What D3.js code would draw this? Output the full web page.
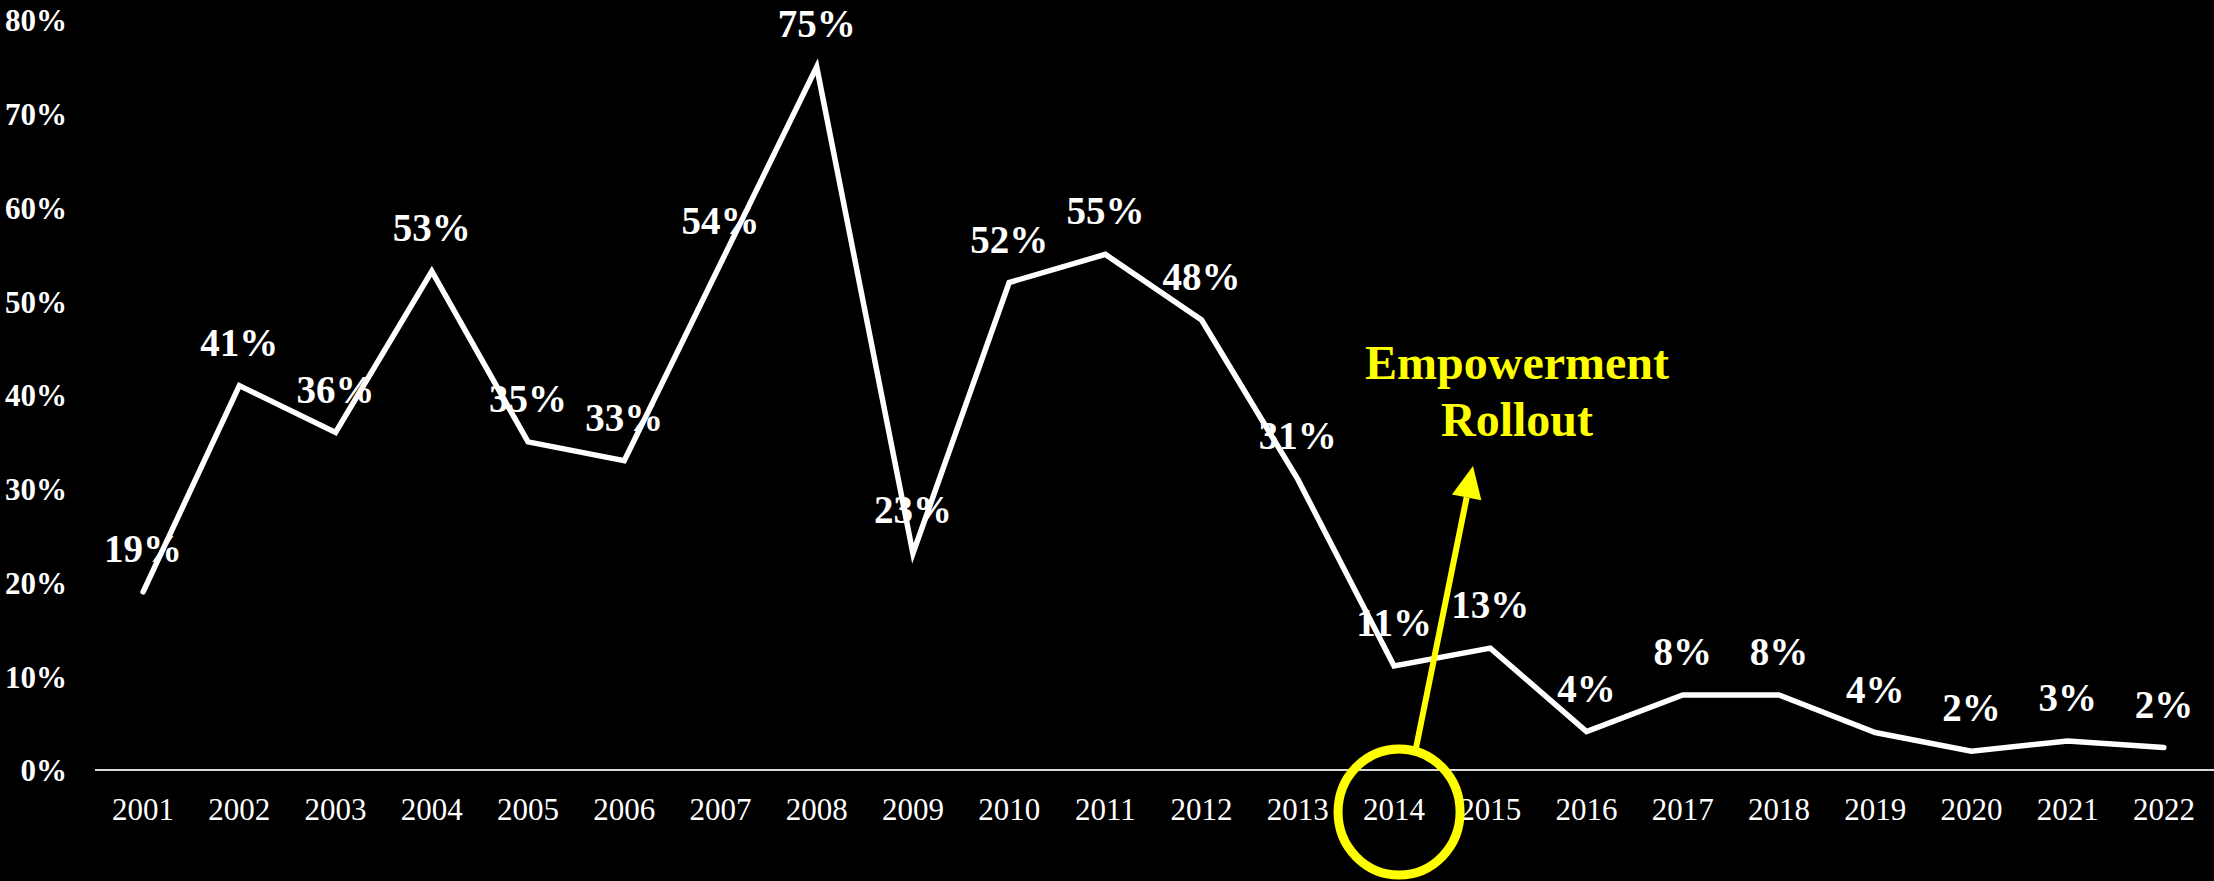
<!DOCTYPE html>
<html>
<head>
<meta charset="utf-8">
<script src="https://cdn.jsdelivr.net/npm/d3@7"></script>
<style>
  html, body { margin: 0; padding: 0; background: #000; }
  svg { display: block; }
</style>
</head>
<body>
<svg id="chart" width="2214" height="881"></svg>
<script>
const years = ["2001","2002","2003","2004","2005","2006","2007","2008","2009","2010","2011","2012","2013","2014","2015","2016","2017","2018","2019","2020","2021","2022"];
const values = [0.19,0.41,0.36,0.532,0.35,0.33,0.54,0.75,0.231,0.52,0.55,0.48,0.31,0.111,0.13,0.041,0.08,0.08,0.04,0.02,0.031,0.024];
const yTicks = [0,0.1,0.2,0.3,0.4,0.5,0.6,0.7,0.8];
const annotationLines = ["Empowerment","Rollout"];
const annotatedYear = "2014";

const W = 2214, H = 881;
const svg = d3.select("#chart");
svg.append("rect").attr("width", W).attr("height", H).attr("fill", "#000");

const x = d3.scaleBand().domain(years).range([95, 2212]);
const cx = d => x(d) + x.bandwidth() / 2;
const y = d3.scaleLinear().domain([0, 0.8]).range([770, 20]);
const pct = d3.format(".0%");
const serif = "'Liberation Serif','Times New Roman',serif";

// baseline axis
svg.append("line")
  .attr("x1", 95).attr("x2", W)
  .attr("y1", y(0)).attr("y2", y(0))
  .attr("stroke", "#d9d9d9").attr("stroke-width", 2);

// y axis labels
const yAxis = d3.axisLeft(y).tickValues(yTicks).tickFormat(pct).tickSize(0).tickPadding(0);
const yg = svg.append("g").attr("transform", "translate(67,0)").call(yAxis);
yg.select(".domain").remove();
yg.selectAll("text")
  .attr("fill", "#fff").attr("font-family", serif)
  .attr("font-size", 31).attr("font-weight", "bold")
  .attr("dy", "0.35em");

// x axis labels
const xAxis = d3.axisBottom(x).tickSize(0).tickPadding(0);
const xg = svg.append("g").attr("transform", "translate(0,798)").call(xAxis);
xg.select(".domain").remove();
xg.selectAll("text")
  .attr("fill", "#fff").attr("font-family", serif)
  .attr("font-size", 31).attr("dy", "0.71em");

// line
const data = years.map((yr, i) => ({ yr, v: values[i] }));
const line = d3.line().x(d => cx(d.yr)).y(d => y(d.v));
svg.append("path")
  .datum(data)
  .attr("d", line)
  .attr("fill", "none")
  .attr("stroke", "#fff")
  .attr("stroke-width", 5.5)
  .attr("stroke-linejoin", "miter")
  .attr("stroke-linecap", "round");

// data labels
svg.append("g").selectAll("text")
  .data(data).join("text")
  .attr("x", d => cx(d.yr))
  .attr("y", d => y(d.v) - 30)
  .attr("text-anchor", "middle")
  .attr("fill", "#fff")
  .attr("font-family", serif)
  .attr("font-size", 39)
  .attr("font-weight", "bold")
  .text(d => pct(d.v));

// annotation circle
const ax = cx(annotatedYear) + 5;
svg.append("ellipse")
  .attr("cx", ax).attr("cy", 812)
  .attr("rx", 61).attr("ry", 63)
  .attr("fill", "none").attr("stroke", "#ffff00").attr("stroke-width", 9);

// arrow
const x0 = 1416, y0 = 748, x1 = 1473, y1 = 466;
const ang = Math.atan2(y1 - y0, x1 - x0);
const headLen = 32, headW = 15;
const bx = x1 - headLen * Math.cos(ang), by = y1 - headLen * Math.sin(ang);
svg.append("line")
  .attr("x1", x0).attr("y1", y0).attr("x2", bx).attr("y2", by)
  .attr("stroke", "#ffff00").attr("stroke-width", 6);
const px = -Math.sin(ang), py = Math.cos(ang);
svg.append("path")
  .attr("d", `M${x1},${y1}L${bx + px * headW},${by + py * headW}L${bx - px * headW},${by - py * headW}Z`)
  .attr("fill", "#ffff00");

// annotation text
svg.append("g").selectAll("text")
  .data(annotationLines).join("text")
  .attr("x", 1517)
  .attr("y", (d, i) => 379 + i * 57)
  .attr("text-anchor", "middle")
  .attr("fill", "#ffff00")
  .attr("font-family", serif)
  .attr("font-size", 48)
  .attr("font-weight", "bold")
  .text(d => d);
</script>
</body>
</html>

* **Task description**:
Without the pictures, write out the whole listing above exactly as it appears.

* **Written solution**:
What D3.js code would draw this? Output the full web page.
<!DOCTYPE html>
<html>
<head>
<meta charset="utf-8">
<script src="https://cdn.jsdelivr.net/npm/d3@7"></script>
<style>
  html, body { margin: 0; padding: 0; background: #000; }
  svg { display: block; }
</style>
</head>
<body>
<svg id="chart" width="2214" height="881"></svg>
<script>
const years = ["2001","2002","2003","2004","2005","2006","2007","2008","2009","2010","2011","2012","2013","2014","2015","2016","2017","2018","2019","2020","2021","2022"];
const values = [0.19,0.41,0.36,0.532,0.35,0.33,0.54,0.75,0.231,0.52,0.55,0.48,0.31,0.111,0.13,0.041,0.08,0.08,0.04,0.02,0.031,0.024];
const yTicks = [0,0.1,0.2,0.3,0.4,0.5,0.6,0.7,0.8];
const annotationLines = ["Empowerment","Rollout"];
const annotatedYear = "2014";

const W = 2214, H = 881;
const svg = d3.select("#chart");
svg.append("rect").attr("width", W).attr("height", H).attr("fill", "#000");

const x = d3.scaleBand().domain(years).range([95, 2212]);
const cx = d => x(d) + x.bandwidth() / 2;
const y = d3.scaleLinear().domain([0, 0.8]).range([770, 20]);
const pct = d3.format(".0%");
const serif = "'Liberation Serif','Times New Roman',serif";

// baseline axis
svg.append("line")
  .attr("x1", 95).attr("x2", W)
  .attr("y1", y(0)).attr("y2", y(0))
  .attr("stroke", "#d9d9d9").attr("stroke-width", 2);

// y axis labels
const yAxis = d3.axisLeft(y).tickValues(yTicks).tickFormat(pct).tickSize(0).tickPadding(0);
const yg = svg.append("g").attr("transform", "translate(67,0)").call(yAxis);
yg.select(".domain").remove();
yg.selectAll("text")
  .attr("fill", "#fff").attr("font-family", serif)
  .attr("font-size", 31).attr("font-weight", "bold")
  .attr("dy", "0.35em");

// x axis labels
const xAxis = d3.axisBottom(x).tickSize(0).tickPadding(0);
const xg = svg.append("g").attr("transform", "translate(0,798)").call(xAxis);
xg.select(".domain").remove();
xg.selectAll("text")
  .attr("fill", "#fff").attr("font-family", serif)
  .attr("font-size", 31).attr("dy", "0.71em");

// line
const data = years.map((yr, i) => ({ yr, v: values[i] }));
const line = d3.line().x(d => cx(d.yr)).y(d => y(d.v));
svg.append("path")
  .datum(data)
  .attr("d", line)
  .attr("fill", "none")
  .attr("stroke", "#fff")
  .attr("stroke-width", 5.5)
  .attr("stroke-linejoin", "miter")
  .attr("stroke-linecap", "round");

// data labels
svg.append("g").selectAll("text")
  .data(data).join("text")
  .attr("x", d => cx(d.yr))
  .attr("y", d => y(d.v) - 30)
  .attr("text-anchor", "middle")
  .attr("fill", "#fff")
  .attr("font-family", serif)
  .attr("font-size", 39)
  .attr("font-weight", "bold")
  .text(d => pct(d.v));

// annotation circle
const ax = cx(annotatedYear) + 5;
svg.append("ellipse")
  .attr("cx", ax).attr("cy", 812)
  .attr("rx", 61).attr("ry", 63)
  .attr("fill", "none").attr("stroke", "#ffff00").attr("stroke-width", 9);

// arrow
const x0 = 1416, y0 = 748, x1 = 1473, y1 = 466;
const ang = Math.atan2(y1 - y0, x1 - x0);
const headLen = 32, headW = 15;
const bx = x1 - headLen * Math.cos(ang), by = y1 - headLen * Math.sin(ang);
svg.append("line")
  .attr("x1", x0).attr("y1", y0).attr("x2", bx).attr("y2", by)
  .attr("stroke", "#ffff00").attr("stroke-width", 6);
const px = -Math.sin(ang), py = Math.cos(ang);
svg.append("path")
  .attr("d", `M${x1},${y1}L${bx + px * headW},${by + py * headW}L${bx - px * headW},${by - py * headW}Z`)
  .attr("fill", "#ffff00");

// annotation text
svg.append("g").selectAll("text")
  .data(annotationLines).join("text")
  .attr("x", 1517)
  .attr("y", (d, i) => 379 + i * 57)
  .attr("text-anchor", "middle")
  .attr("fill", "#ffff00")
  .attr("font-family", serif)
  .attr("font-size", 48)
  .attr("font-weight", "bold")
  .text(d => d);
</script>
</body>
</html>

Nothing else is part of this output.